En su época, la renta era el resultado del privilegio de propiedad de la tierra, que se transmitía por herencia o por compra, pero que no tenía nada que ver con crear riqueza productiva. El rentista simplemente cobraba a quienes querían cultivar o habitar esa tierra. Hoy, el multipropietario cobra a quienes quieren algo tan revolucionario como vivir bajo techo. En ambos casos, el resultado es el mismo: el rentista no invierte en productividad, ni en innovación, ni en mejorar la economía; se limita a aprovechar la escasez y el poder de su posición.

Adam Smith lo dejó claro: el interés de los rentistas suele ser “directamente opuesto al interés de la sociedad”, porque su renta sube cuando los demás pagan más por lo mismo. Si se encarece la tierra o la vivienda, el rentista aplaude. Si baja, llora. No hay incentivos para producir más o mejor, ni para ofrecer un servicio más competitivo, porque la renta es un ingreso pasivo, garantizado por la propiedad y la escasez.
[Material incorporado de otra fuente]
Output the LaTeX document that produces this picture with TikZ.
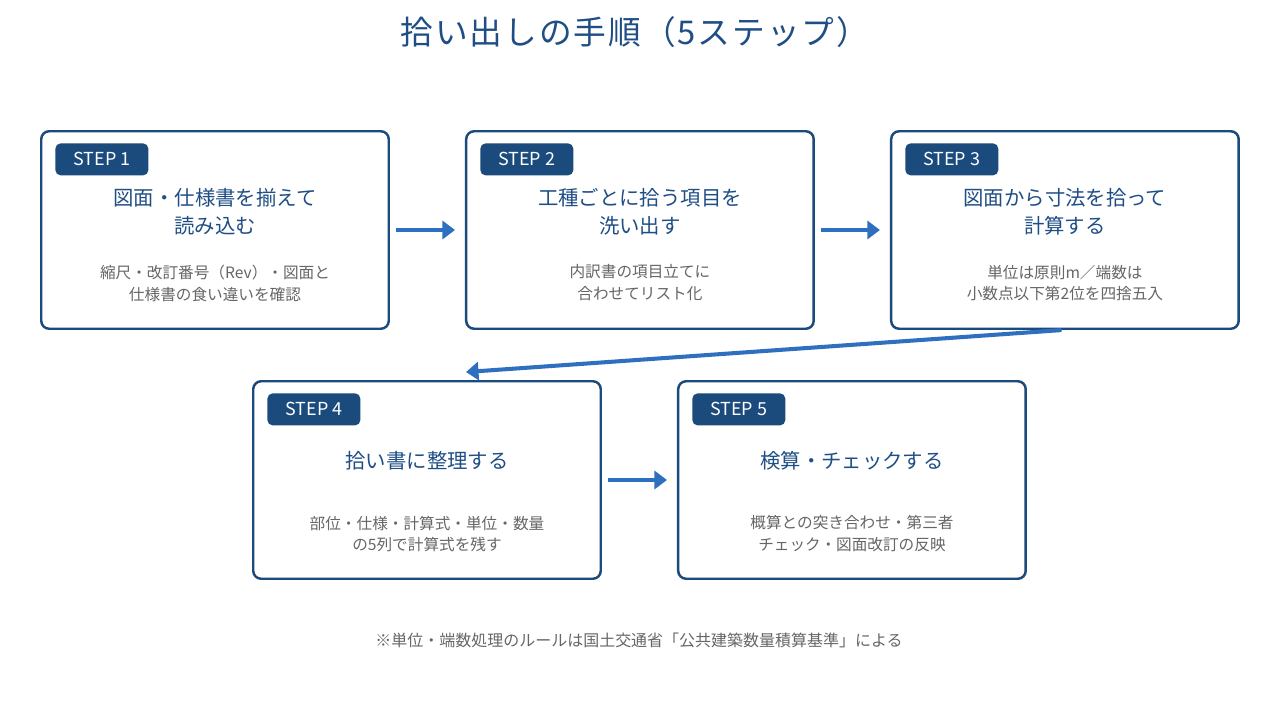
\documentclass[tikz,border=0pt]{standalone}
\usepackage{fontspec}
\setmainfont{Noto Sans CJK JP}
\newfontfamily\titlefont{Noto Sans CJK JP}[LetterSpace=6]
\usetikzlibrary{arrows.meta,positioning,calc}
\definecolor{PkNavy}{HTML}{1B4A7D}
\definecolor{PkTitle}{HTML}{1F4E85}
\definecolor{PkBlue}{HTML}{2F6FC0}
\definecolor{PkGray}{HTML}{666666}

\begin{document}
\begin{tikzpicture}[
  node distance=1cm and 1.5cm,
  stepbox/.style={draw=PkNavy,line width=1.4pt,rounded corners=4.5pt,fill=white,minimum width=6.95cm,minimum height=3.95cm,inner sep=0pt},
  badge/.style={fill=PkNavy,rounded corners=3pt,minimum width=1.86cm,minimum height=0.64cm,inner sep=0pt,text=white,font=\fontsize{10.2}{12}\selectfont,anchor=north west},
  head/.style={text=PkTitle,align=center,font=\fontsize{11.6}{15.9}\selectfont},
  note/.style={text=PkGray,align=center,font=\fontsize{8.9}{12.5}\selectfont},
  arr/.style={-{Triangle[length=2.5mm,width=3.6mm]},draw=PkBlue,line width=2.3pt}
]
\useasboundingbox (0,0) rectangle (25.6,-14.4);

\node[text=PkTitle,font=\titlefont\fontsize{18.6}{22}\selectfont] (title) at (12.7,-0.64) {拾い出しの手順（5ステップ）};

% top row
\node[stepbox] (s1) at (4.3,-4.6) {};
\node[stepbox,right=of s1] (s2) {};
\node[stepbox,right=of s2] (s3) {};
% bottom row
\node[stepbox] (s4) at (8.54,-9.6) {};
\node[stepbox,right=of s4] (s5) {};

\node[badge] (t1) at ($(s1.north west)+(0.3,-0.26)$) {STEP 1};
\node[badge] (t2) at ($(s2.north west)+(0.3,-0.26)$) {STEP 2};
\node[badge] (t3) at ($(s3.north west)+(0.3,-0.26)$) {STEP 3};
\node[badge] (t4) at ($(s4.north west)+(0.3,-0.26)$) {STEP 4};
\node[badge] (t5) at ($(s5.north west)+(0.3,-0.26)$) {STEP 5};

\node[head] (h1) at ($(s1.north)+(0,-1.64)$) {図面・仕様書を揃えて\\読み込む};
\node[head] (h2) at ($(s2.north)+(0,-1.64)$) {工種ごとに拾う項目を\\洗い出す};
\node[head] (h3) at ($(s3.north)+(0,-1.64)$) {図面から寸法を拾って\\計算する};
\node[head] (h4) at ($(s4.north)+(0,-1.62)$) {拾い書に整理する};
\node[head] (h5) at ($(s5.north)+(0,-1.62)$) {検算・チェックする};

\node[note] (d1) at ($(s1.north)+(0,-3.06)$) {縮尺・改訂番号（Rev）・図面と\\仕様書の食い違いを確認};
\node[note] (d2) at ($(s2.north)+(0,-3.06)$) {内訳書の項目立てに\\合わせてリスト化};
\node[note] (d3) at ($(s3.north)+(0,-3.06)$) {単位は原則m／端数は\\小数点以下第2位を四捨五入};
\node[note] (d4) at ($(s4.north)+(0,-3.08)$) {部位・仕様・計算式・単位・数量\\の5列で計算式を残す};
\node[note] (d5) at ($(s5.north)+(0,-3.08)$) {概算との突き合わせ・第三者\\チェック・図面改訂の反映};

\node[note,font=\fontsize{9.1}{12}\selectfont] (foot) at (12.78,-12.8) {※単位・端数処理のルールは国土交通省「公共建築数量積算基準」による};

\coordinate (a4) at ($(s4.north)+(0.78,0.16)$);
\draw[arr,shorten <=0.12cm,shorten >=0.2cm] (s1) -- (s2);
\draw[arr,shorten <=0.12cm,shorten >=0.2cm] (s2) -- (s3);
\draw[arr,line cap=round,shorten <=0.06cm] ($(s3.south)+(-0.04,0)$) -- (a4);
\draw[arr,shorten <=0.12cm,shorten >=0.2cm] (s4) -- (s5);
\end{tikzpicture}
\end{document}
Aquí es donde debería entrar la crítica liberal. Porque si algo defendía Smith —y después, John Stuart Mill, David Ricardo y compañía— era que la competencia y la productividad son las claves para que el mercado funcione bien. Pero los rentistas, ayer y hoy, son enemigos de la competencia. Al vivir de un recurso escaso y de la regulación (o la falta de ella), bloquean el acceso a la vivienda y distorsionan el mercado.

Por eso resulta tan chocante que muchos liberales —al menos de boquilla— acepten sin rechistar la financiarización de la vivienda. Mientras se nos inunda con discursos sobre la eficiencia del mercado y el emprendimiento, resulta que el mayor negocio en el mercado inmobiliario no es construir, ni reformar, ni mejorar; es comprar barato y alquilar caro, a ser posible a través de un fondo de inversión que apenas paga impuestos. El capitalismo productivo —el que construye fábricas, contrata trabajadores y se la juega para crear riqueza— queda relegado a un segundo plano, mientras el rentismo inmobiliario se lleva el aplauso.

En este sentido, Adam Smith nos da una lección que deberíamos recordar: el capitalismo productivo necesita competencia y dinamismo, y el rentismo es su parásito natural. Si de verdad queremos un mercado libre que funcione y beneficie a la mayoría, deberíamos estar luchando contra la concentración de viviendas en manos de unos pocos, y fomentando que se construya vivienda asequible, pública y privada, para que la competencia funcione de verdad.

Como en tiempos de Smith, la especulación con activos escasos (tierra antes, vivienda ahora) restringe el acceso a un bien esencial y genera desigualdad social. Los verdaderos liberales creían que la competencia y el libre mercado (con ciertos límites) ayudarían a reducir el poder de los rentistas, por lo que hoy tendrían claro dónde tendría que estar. Enfrente de los propietarios y exigiendo la regulación del mercado del alquiler (topes o índices de precios, mayor transparencia, etc.), un aumento de la oferta de vivienda pública o social, una subida del gravamen de las rentas de capital inmobiliario de forma progresiva y luchando contra la concentración de la propiedad mediante políticas antimonopolio. Es decir, en contra de la clase improductiva que nos perjudica a todos como sociedad, para salir de este Feudalismo 2.0.

Así que, amigos liberales, aquí va el reto: si de verdad creéis en el mercado y en la competencia, sed los primeros en alzar la voz contra los rentistas 2.0 que viven de la escasez y nos alquilan nuestras propias ciudades a precio de oro. Porque, como decía Adam Smith: “Los rentistas se enriquecen a costa de todos”. Y, hasta donde yo sé, eso no tiene nada de liberal.